(Records from a collection)
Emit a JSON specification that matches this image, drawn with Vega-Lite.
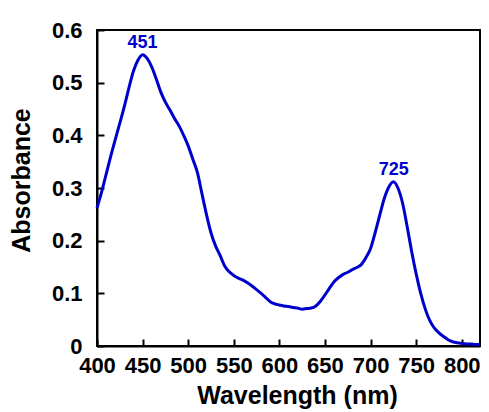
{
  "$schema": "https://vega.github.io/schema/vega-lite/v6.json",
  "width": 383,
  "height": 316,
  "autosize": "none",
  "padding": {"left": 97, "top": 30, "right": 9, "bottom": 66},
  "config": {
    "view": {"stroke": "black", "strokeWidth": 2},
    "axis": {"grid": false}
  },
  "data": {
    "values": [
      {"wl": 400, "abs": 0.262}, {"wl": 405, "abs": 0.292}, {"wl": 410, "abs": 0.326},
      {"wl": 415, "abs": 0.36}, {"wl": 420, "abs": 0.392}, {"wl": 425, "abs": 0.423},
      {"wl": 430, "abs": 0.455}, {"wl": 435, "abs": 0.49}, {"wl": 440, "abs": 0.522},
      {"wl": 445, "abs": 0.543}, {"wl": 450, "abs": 0.553}, {"wl": 455, "abs": 0.546},
      {"wl": 460, "abs": 0.53}, {"wl": 465, "abs": 0.507}, {"wl": 470, "abs": 0.482},
      {"wl": 475, "abs": 0.463}, {"wl": 480, "abs": 0.448}, {"wl": 485, "abs": 0.432},
      {"wl": 490, "abs": 0.418}, {"wl": 495, "abs": 0.4}, {"wl": 500, "abs": 0.38},
      {"wl": 505, "abs": 0.355}, {"wl": 510, "abs": 0.33}, {"wl": 515, "abs": 0.29},
      {"wl": 520, "abs": 0.25}, {"wl": 525, "abs": 0.215}, {"wl": 530, "abs": 0.19},
      {"wl": 535, "abs": 0.172}, {"wl": 540, "abs": 0.152}, {"wl": 545, "abs": 0.141},
      {"wl": 550, "abs": 0.134}, {"wl": 555, "abs": 0.129}, {"wl": 560, "abs": 0.125},
      {"wl": 565, "abs": 0.12}, {"wl": 570, "abs": 0.114}, {"wl": 575, "abs": 0.107},
      {"wl": 580, "abs": 0.1}, {"wl": 585, "abs": 0.092}, {"wl": 590, "abs": 0.084},
      {"wl": 595, "abs": 0.08}, {"wl": 600, "abs": 0.078}, {"wl": 605, "abs": 0.076},
      {"wl": 610, "abs": 0.075}, {"wl": 615, "abs": 0.073}, {"wl": 620, "abs": 0.072},
      {"wl": 625, "abs": 0.07}, {"wl": 630, "abs": 0.071}, {"wl": 635, "abs": 0.072},
      {"wl": 640, "abs": 0.076}, {"wl": 645, "abs": 0.085}, {"wl": 650, "abs": 0.097},
      {"wl": 655, "abs": 0.11}, {"wl": 660, "abs": 0.122}, {"wl": 665, "abs": 0.13},
      {"wl": 670, "abs": 0.136}, {"wl": 675, "abs": 0.14}, {"wl": 680, "abs": 0.145},
      {"wl": 685, "abs": 0.149}, {"wl": 690, "abs": 0.155}, {"wl": 695, "abs": 0.168},
      {"wl": 700, "abs": 0.185}, {"wl": 705, "abs": 0.215}, {"wl": 710, "abs": 0.248},
      {"wl": 715, "abs": 0.28}, {"wl": 720, "abs": 0.302}, {"wl": 725, "abs": 0.312},
      {"wl": 730, "abs": 0.3}, {"wl": 735, "abs": 0.272}, {"wl": 740, "abs": 0.228},
      {"wl": 745, "abs": 0.18}, {"wl": 750, "abs": 0.137}, {"wl": 755, "abs": 0.1},
      {"wl": 760, "abs": 0.07}, {"wl": 765, "abs": 0.048}, {"wl": 770, "abs": 0.034},
      {"wl": 775, "abs": 0.025}, {"wl": 780, "abs": 0.018}, {"wl": 785, "abs": 0.012},
      {"wl": 790, "abs": 0.008}, {"wl": 795, "abs": 0.006}, {"wl": 800, "abs": 0.005},
      {"wl": 805, "abs": 0.004}, {"wl": 810, "abs": 0.004}, {"wl": 815, "abs": 0.003},
      {"wl": 820, "abs": 0.003}
    ]
  },
  "encoding": {
    "x": {
      "field": "wl", "type": "quantitative",
      "scale": {"domain": [400, 820], "nice": false, "zero": false},
      "axis": {"title": "Wavelength (nm)", "tickCount": 9, "tickSize": -7, "tickColor": "black", "tickWidth": 2,
        "labelFont": "Liberation Sans", "labelFontWeight": "bold", "labelFontSize": 22, "labelColor": "black", "labelOverlap": false, "labelFlush": false,
        "titleFont": "Liberation Sans", "titleFontWeight": "bold", "titleFontSize": 25, "titleColor": "black",
        "domainColor": "black", "domainWidth": 2,
        "labelPadding": 16, "titlePadding": 7, "titleX": 200}
    },
    "y": {
      "field": "abs", "type": "quantitative",
      "scale": {"domain": [0, 0.6], "nice": false},
      "axis": {"title": "Absorbance", "tickCount": 6, "format": "~g", "tickSize": -7, "tickColor": "black", "tickWidth": 2,
        "labelFont": "Liberation Sans", "labelFontWeight": "bold", "labelFontSize": 22, "labelColor": "black", "labelOverlap": false, "labelFlush": false,
        "titleFont": "Liberation Sans", "titleFontWeight": "bold", "titleFontSize": 25, "titleColor": "black",
        "domainColor": "black", "domainWidth": 2,
        "labelPadding": 22, "titlePadding": 17, "titleY": 150}
    }
  },
  "layer": [
    {
      "mark": {"type": "line", "color": "#0000cc", "strokeWidth": 3, "interpolate": "monotone"}
    },
    {
      "data": {"values": [{"wl": 450, "abs": 0.575, "label": "451"}, {"wl": 725.5, "abs": 0.335, "label": "725"}]},
      "mark": {"type": "text", "color": "#0000cc", "fontWeight": "bold", "fontSize": 18, "font": "Liberation Sans", "baseline": "middle", "align": "center"},
      "encoding": {
        "text": {"field": "label"}
      }
    }
  ]
}
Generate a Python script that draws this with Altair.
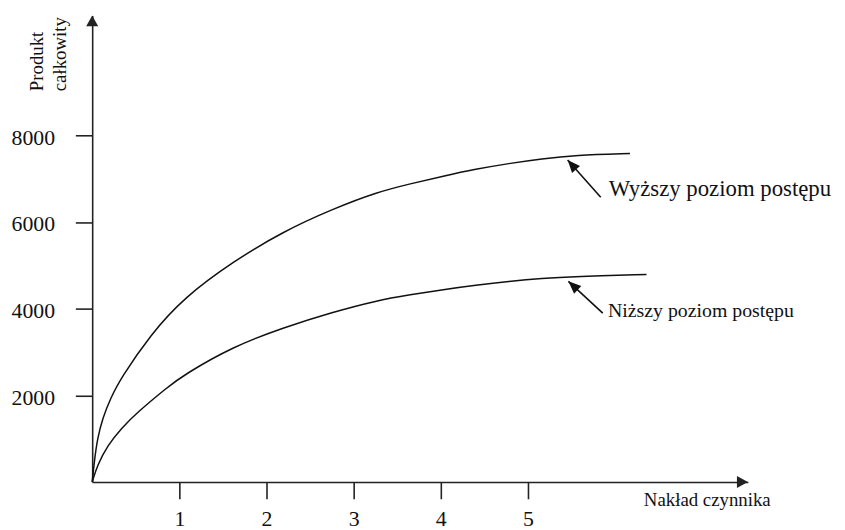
import math
import altair as alt
import pandas as pd

# ---- data ----
upper_x = [0, 0.025, 0.06, 0.12, 0.21, 0.33, 0.67, 1.05, 1.62, 2.19, 2.76, 3.27, 3.65, 4.03, 4.40, 4.78, 5.16, 5.54, 6.17]
upper_y = [0, 480, 1000, 1470, 1930, 2400, 3400, 4250, 5090, 5780, 6300, 6690, 6880, 7060, 7220, 7350, 7460, 7540, 7580]
lower_x = [0, 0.06, 0.18, 0.33, 0.52, 0.86, 1.05, 1.62, 2.19, 2.76, 3.27, 3.65, 4.03, 4.40, 4.78, 5.16, 5.54, 6.36]
lower_y = [0, 390, 850, 1230, 1610, 2180, 2470, 3130, 3560, 3920, 4190, 4320, 4440, 4540, 4630, 4700, 4740, 4790]
series_names = ["Wyższy poziom postępu", "Niższy poziom postępu"]

x_ticks = [1, 2, 3, 4, 5]
y_ticks = [2000, 4000, 6000, 8000]
x_max = 7.523
y_max = 10766

x_title = "Nakład czynnika"
y_title_lines = ["Produkt", "całkowity"]

# annotation pointers (tail -> tip) and label anchors, in data units
ptr_tail_x = [5.835, 5.858]
ptr_tail_y = [6571, 3897]
ptr_tip_x = [5.455, 5.464]
ptr_tip_y = [7429, 4629]
label_x = [5.926, 5.918]
label_y = [6594, 3813]
x_title_pos = (7.057, -551)
y_title_x = [-0.559, -0.302]
y_title_y = [9017, 9017]

# ---- layout ----
W, H = 662, 471
FONT = "Liberation Serif, Times New Roman, serif"
INK = "#111111"
AX = "#222222"
px_x = W / x_max
px_y = H / y_max

xs = alt.Scale(domain=[0, x_max], nice=False, zero=False)
ys = alt.Scale(domain=[0, y_max], nice=False, zero=False)

ax_x = alt.Axis(
    values=x_ticks, title=None, grid=False, domain=True, domainColor=AX, domainWidth=1.6,
    ticks=True, tickSize=17, tickColor=AX, tickWidth=1.6, labelFont=FONT, labelFontSize=22,
    labelColor=INK, labelPadding=10, labelFlush=False, labelOverlap=False, format="d")
ax_y = alt.Axis(
    values=y_ticks, title=None, grid=False, domain=True, domainColor=AX, domainWidth=1.6,
    ticks=True, tickSize=17, tickColor=AX, tickWidth=1.6, labelFont=FONT, labelFontSize=22,
    labelColor=INK, labelPadding=21, labelFlush=False, labelOverlap=False, format="d",
    labelBaseline="middle", labelOffset=2)


def X(f):
    return alt.X(f, scale=xs, axis=ax_x)


def Y(f):
    return alt.Y(f, scale=ys, axis=ax_y)


curves = pd.DataFrame({
    "x": upper_x + lower_x,
    "y": upper_y + lower_y,
    "s": [series_names[0]] * len(upper_x) + [series_names[1]] * len(lower_x),
})

lines = alt.Chart(curves).mark_line(color=INK, strokeWidth=1.5, interpolate="basis").encode(
    x=X("x:Q"), y=Y("y:Q"), detail="s:N",
)

ptr = pd.DataFrame({
    "x": ptr_tail_x, "y": ptr_tail_y, "x2": ptr_tip_x, "y2": ptr_tip_y,
})
ptr["a"] = [
    (math.degrees(math.atan2((tx - sx) * px_x, (ty - sy) * px_y)) % 360)
    for sx, sy, tx, ty in zip(ptr_tail_x, ptr_tail_y, ptr_tip_x, ptr_tip_y)
]

ptr_lines = alt.Chart(ptr).mark_rule(color=INK, strokeWidth=1.6).encode(
    x=X("x:Q"), y=Y("y:Q"), x2="x2:Q", y2="y2:Q",
)
HEAD = "M0,0 L-0.42,1 L0.42,1 Z"
ptr_heads = alt.Chart(ptr).mark_point(shape=HEAD, filled=True, color=INK, opacity=1, size=650).encode(
    x=X("x2:Q"), y=Y("y2:Q"), angle=alt.Angle("a:Q", scale=None),
)

axis_heads_df = pd.DataFrame({"x": [0, x_max], "y": [y_max, 0], "a": [0, 90]})
AXHEAD = "M0,0 L-0.55,1 L0.55,1 Z"
axis_heads = alt.Chart(axis_heads_df).mark_point(shape=AXHEAD, filled=True, color=AX, opacity=1, size=484).encode(
    x=X("x:Q"), y=Y("y:Q"), angle=alt.Angle("a:Q", scale=None),
)

lab_df = pd.DataFrame({"x": label_x, "y": label_y, "t": series_names})
lab_hi = alt.Chart(lab_df.iloc[[0]]).mark_text(font=FONT, fontSize=23, color=INK, align="left", baseline="alphabetic").encode(
    x=X("x:Q"), y=Y("y:Q"), text="t:N")
lab_lo = alt.Chart(lab_df.iloc[[1]]).mark_text(font=FONT, fontSize=20, color=INK, align="left", baseline="alphabetic").encode(
    x=X("x:Q"), y=Y("y:Q"), text="t:N")

xt_df = pd.DataFrame({"x": [x_title_pos[0]], "y": [x_title_pos[1]], "t": [x_title]})
xt = alt.Chart(xt_df).mark_text(font=FONT, fontSize=19, color=INK, align="center", baseline="alphabetic").encode(
    x=X("x:Q"), y=Y("y:Q"), text="t:N")

yt_df = pd.DataFrame({"x": y_title_x, "y": y_title_y, "t": y_title_lines})
yt = alt.Chart(yt_df).mark_text(font=FONT, fontSize=19, color=INK, align="left", baseline="alphabetic", angle=270).encode(
    x=X("x:Q"), y=Y("y:Q"), text="t:N")

chart = alt.layer(lines, ptr_lines, ptr_heads, axis_heads, lab_hi, lab_lo, xt, yt).properties(
    width=W, height=H,
    padding={"left": 85, "top": 5, "right": 90, "bottom": 46},
    autosize=alt.AutoSizeParams(type="none"),
    background="white",
).configure_view(stroke=None)

chart.save("out.html", embed_options={"renderer": "svg", "actions": False})
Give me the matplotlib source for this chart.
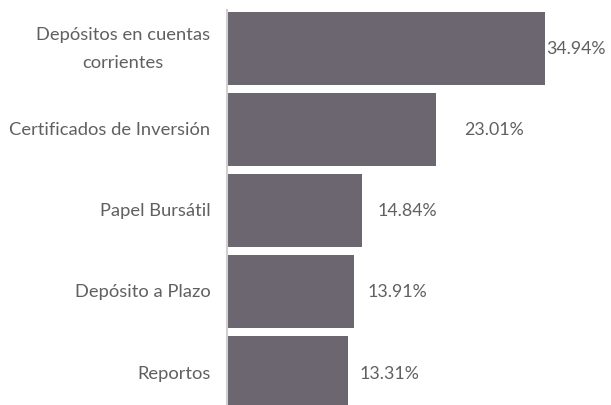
import matplotlib
matplotlib.use("Agg")
import matplotlib.pyplot as plt

categories = ["Depósitos en cuentas\ncorrientes", "Certificados de Inversión",
              "Papel Bursátil", "Depósito a Plazo", "Reportos"]
values = [34.94, 23.01, 14.84, 13.91, 13.31]
labels = ["34.94%", "23.01%", "14.84%", "13.91%", "13.31%"]
label_offsets = [1, 20, 11, 10, 8]  # points

plt.rcParams['font.family'] = ['Lato', 'DejaVu Sans']

fig = plt.figure(figsize=(6.11, 4.06), dpi=100)
ax = fig.add_axes([227/611, 0, 384/611, 395/406])
bar_color = "#6c6671"
text_color = "#606060"
ys = list(range(len(categories)))
ax.barh(ys, values, height=0.9, color=bar_color)
ax.set_ylim(4.40, -0.47)
ax.set_xlim(0, 42.2)
ax.set_yticks(ys)
ax.set_yticklabels(categories, fontsize=13.2, color=text_color, linespacing=1.95)
for t in ax.get_yticklabels():
    t.set_horizontalalignment('right')
    t.set_verticalalignment('center')
    t.set_multialignment('center')
ax.tick_params(axis='y', length=0, pad=12)
ax.set_xticks([])
for s in ["top", "right", "bottom"]:
    ax.spines[s].set_visible(False)
ax.spines["left"].set_color("#d0d0d0")
ax.spines["left"].set_linewidth(1.5)
for y, v, lab, off in zip(ys, values, labels, label_offsets):
    ax.annotate(lab, xy=(v, y), xytext=(off, 0), textcoords="offset points",
                ha="left", va="center", fontsize=12.8, color=text_color,
                clip_on=False)
fig.savefig("out.png", dpi=100)
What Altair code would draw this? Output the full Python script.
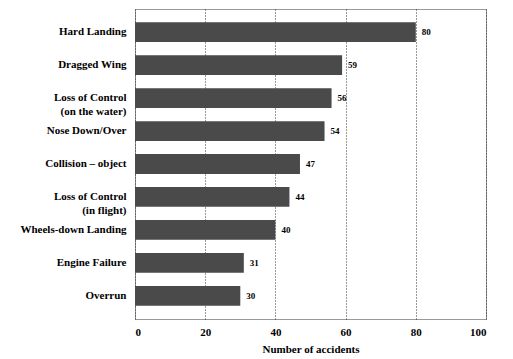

- [OBJECTIVE]
Repeat exactly the part that opens with the line containing "Generate a Python" and closes with the line containing "ys = alt.Scale(domain=[0, y_max], nice=False, zero=False)". Include both end lines, and drop the pictures.

- [SOLUTION TO THIS TASK]
Generate a Python script that draws this with Altair.
import math
import altair as alt
import pandas as pd

# ---- data ----
upper_x = [0, 0.025, 0.06, 0.12, 0.21, 0.33, 0.67, 1.05, 1.62, 2.19, 2.76, 3.27, 3.65, 4.03, 4.40, 4.78, 5.16, 5.54, 6.17]
upper_y = [0, 480, 1000, 1470, 1930, 2400, 3400, 4250, 5090, 5780, 6300, 6690, 6880, 7060, 7220, 7350, 7460, 7540, 7580]
lower_x = [0, 0.06, 0.18, 0.33, 0.52, 0.86, 1.05, 1.62, 2.19, 2.76, 3.27, 3.65, 4.03, 4.40, 4.78, 5.16, 5.54, 6.36]
lower_y = [0, 390, 850, 1230, 1610, 2180, 2470, 3130, 3560, 3920, 4190, 4320, 4440, 4540, 4630, 4700, 4740, 4790]
series_names = ["Wyższy poziom postępu", "Niższy poziom postępu"]

x_ticks = [1, 2, 3, 4, 5]
y_ticks = [2000, 4000, 6000, 8000]
x_max = 7.523
y_max = 10766

x_title = "Nakład czynnika"
y_title_lines = ["Produkt", "całkowity"]

# annotation pointers (tail -> tip) and label anchors, in data units
ptr_tail_x = [5.835, 5.858]
ptr_tail_y = [6571, 3897]
ptr_tip_x = [5.455, 5.464]
ptr_tip_y = [7429, 4629]
label_x = [5.926, 5.918]
label_y = [6594, 3813]
x_title_pos = (7.057, -551)
y_title_x = [-0.559, -0.302]
y_title_y = [9017, 9017]

# ---- layout ----
W, H = 662, 471
FONT = "Liberation Serif, Times New Roman, serif"
INK = "#111111"
AX = "#222222"
px_x = W / x_max
px_y = H / y_max

xs = alt.Scale(domain=[0, x_max], nice=False, zero=False)
ys = alt.Scale(domain=[0, y_max], nice=False, zero=False)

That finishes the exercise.